3) Can You Advise Julia And Alison Whether They Can Expel John From The Firm And, If So, How This Can Be Done? You Can Assume That Susan's Appointment Has Not Yet Been Considered.
If Julia and Alison agree to kick John off then they can provided that they give reasonable evidence of John's performance in which all the partners need to sign the notice to expel John. If they had some special agreements they can hold him for breach of professional misconduct. Technically, he did not commit any flagrant breach of his duties as a partner as S10 clearly states that a partner can be fired for any wrongful act in the ordinary course of the business.
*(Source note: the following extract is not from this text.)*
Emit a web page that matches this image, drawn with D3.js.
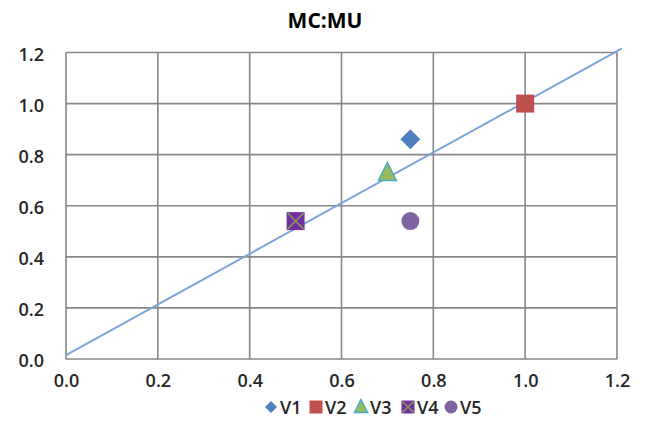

John could defend himself by claiming that he was behaving this way outside of work and that he feels like a resource rather than a human being, which is an ethical issue in respect to a good life. Julia and Alison would show that their reason for the dissolution of a partner should be due to John's fiduciary duty of good faith and not allow John to accuse them of terminating him as an act only for their own personal advantage. They should at least give him a 12-month's notice to find a new job, and depending on his contract John could loose all his shares in the business. It would be even worse for Julia and Alison if John withdraws from the business either for the fact he felt he is being used as a resource or for the fact that he doesn't want to carry on due to his son's death. It would affect the other partners because partnership businesses are usually small so any change would largely impact Julia and Alison. There are two types of dissolutions:
- John splits from the business with his shares being distributed or liquidating his assets in the business to pay off the creditors.
A continuing partner takes over John's positions and shares.
The dissolution of John would happen either way after his fixed-term contract. It could also still happen if his son's death continues to impact his performance until he is bankrupt, where Julia and Alison could then choose to fire John under S33.1 stating that a partnership could be dissolved due to bankruptcy and the partnership would immediately change completely.